Return the lines below that carry the word "Clone".

• SUPPLIED INFORMATION:
________
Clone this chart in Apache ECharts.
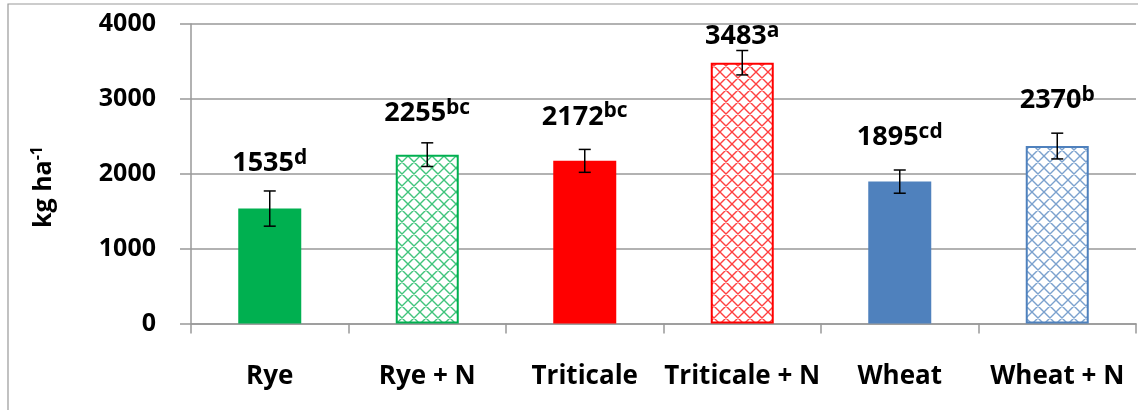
________
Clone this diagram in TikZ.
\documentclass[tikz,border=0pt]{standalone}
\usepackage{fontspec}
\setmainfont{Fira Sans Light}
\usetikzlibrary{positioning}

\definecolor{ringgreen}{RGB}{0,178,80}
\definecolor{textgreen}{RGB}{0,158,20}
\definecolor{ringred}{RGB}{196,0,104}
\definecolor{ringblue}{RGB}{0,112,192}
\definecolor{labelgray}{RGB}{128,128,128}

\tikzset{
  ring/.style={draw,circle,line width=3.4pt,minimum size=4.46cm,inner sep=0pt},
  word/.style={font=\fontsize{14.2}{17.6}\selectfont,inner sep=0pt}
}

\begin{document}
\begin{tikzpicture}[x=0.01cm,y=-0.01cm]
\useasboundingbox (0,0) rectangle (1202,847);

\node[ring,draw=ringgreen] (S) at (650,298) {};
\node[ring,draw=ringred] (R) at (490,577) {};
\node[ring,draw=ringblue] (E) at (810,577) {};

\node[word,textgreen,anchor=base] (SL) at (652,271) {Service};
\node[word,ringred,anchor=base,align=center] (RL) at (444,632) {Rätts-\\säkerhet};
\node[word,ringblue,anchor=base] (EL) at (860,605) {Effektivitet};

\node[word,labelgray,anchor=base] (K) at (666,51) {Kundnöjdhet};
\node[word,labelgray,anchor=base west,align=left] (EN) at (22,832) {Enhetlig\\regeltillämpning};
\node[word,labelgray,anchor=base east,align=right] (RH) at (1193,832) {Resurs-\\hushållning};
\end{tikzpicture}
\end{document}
________
• WORKED SOLUTION:
Clone this chart in Apache ECharts.
Clone this diagram in TikZ.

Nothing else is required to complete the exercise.